### Written exercise:
Take each line that has the word "this" and return it.

### Items:
::::
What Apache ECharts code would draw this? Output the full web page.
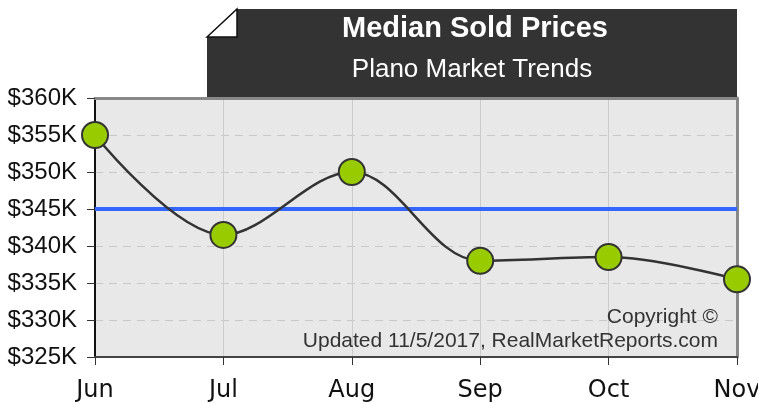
<!DOCTYPE html>
<html><head><meta charset="utf-8">
<script src="https://cdn.jsdelivr.net/npm/echarts@6/dist/echarts.min.js"></script>
<style>html,body{margin:0;padding:0;background:#fff}#c{width:758px;height:404px}</style>
</head><body><div id="c"></div>
<script>
const categories = ['Jun','Jul','Aug','Sep','Oct','Nov'];
const medianPrices = [355, 341.5, 350, 338, 338.5, 335.5];
const averagePrice = 345;
const yTicks = [325, 330, 335, 340, 345, 350, 355, 360];
const titleText = 'Median Sold Prices';
const subtitleText = 'Plano Market Trends';
const creditLines = ['Copyright ©', 'Updated 11/5/2017, RealMarketReports.com'];

const chart = echarts.init(document.getElementById('c'), null, {renderer:'canvas'});
const yMin = yTicks[0], yMax = yTicks[yTicks.length-1];
chart.setOption({
  animation:false,
  backgroundColor:'#fff',
  grid:{left:95,right:21,top:98,bottom:47,containLabel:false,outerBoundsMode:'none',show:true,backgroundColor:'#e8e8e8',borderWidth:0},
  xAxis:[{type:'category',data:categories,boundaryGap:false,
    axisLine:{lineStyle:{color:'#444',width:2}},
    axisTick:{show:true,length:8,lineStyle:{color:'#333',width:1}},
    axisLabel:{fontFamily:'DejaVu Sans',fontSize:24,color:'#111',margin:22,hideOverlap:false},
    splitLine:{show:true,lineStyle:{color:'#ccc',width:1}}},
   {type:'category',data:categories,boundaryGap:false,position:'top',
    axisLine:{show:true,lineStyle:{color:'#888',width:3}},
    axisTick:{show:false},axisLabel:{show:false},splitLine:{show:false}}],
  yAxis:[{type:'value',min:yMin,max:yMax,interval:5,
    axisLine:{show:true,lineStyle:{color:'#111',width:2}},
    axisTick:{show:true,length:8,lineStyle:{color:'#333',width:1}},
    axisLabel:{fontFamily:'Liberation Sans',fontSize:24,color:'#111',margin:18,formatter:v=>'$'+v+'K'},
    splitLine:{show:true,lineStyle:{color:'#c8c8c8',type:[8,6],width:1}}},
   {type:'value',min:yMin,max:yMax,interval:5,position:'right',
    axisLine:{show:true,lineStyle:{color:'#888',width:3}},
    axisTick:{show:false},axisLabel:{show:false},splitLine:{show:false}}],
  series:[{
    type:'line',data:medianPrices,smooth:0.35,clip:false,
    symbol:'circle',symbolSize:26,
    lineStyle:{color:'#333',width:2.5},
    itemStyle:{color:'#99cc00',borderColor:'#333',borderWidth:2},
    z:5,
    markLine:{silent:true,symbol:'none',label:{show:false},
      lineStyle:{color:'#3366ff',width:4,type:'solid'},
      data:[{yAxis:averagePrice}],z:3}
  }],
  graphic:[
    {type:'polygon',z:10,shape:{points:[[237,9],[737,9],[737,97],[207,97],[207,37]]},style:{fill:'#333'}},
    {type:'polygon',z:11,shape:{points:[[207,37],[237,9],[237,37]]},style:{fill:'#fff',stroke:'#111',lineWidth:1.5}},
    {type:'text',z:12,x:475,y:29,style:{text:titleText,fill:'#fff',font:'bold 29px "Liberation Sans"',align:'center',verticalAlign:'middle'}},
    {type:'text',z:12,x:472,y:70,style:{text:subtitleText,fill:'#fff',font:'26px "Liberation Sans"',align:'center',verticalAlign:'middle'}},
    {type:'text',z:12,x:718,y:317,style:{text:creditLines[0],fill:'#333',font:'21px "Liberation Sans"',align:'right',verticalAlign:'middle'}},
    {type:'text',z:12,x:718,y:341,style:{text:creditLines[1],fill:'#333',font:'21px "Liberation Sans"',align:'right',verticalAlign:'middle'}}
  ]
});
</script></body></html>
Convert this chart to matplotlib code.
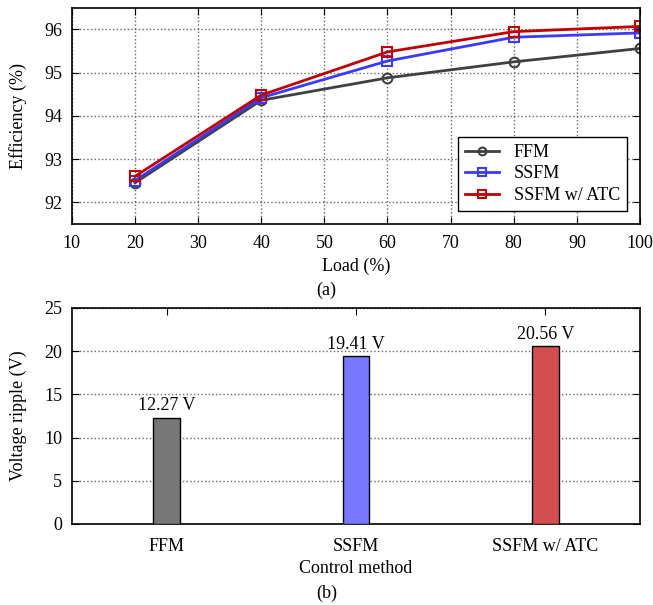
::::
### Task answer:
What Apache ECharts code would draw this? Output the full web page.
Convert this chart to matplotlib code.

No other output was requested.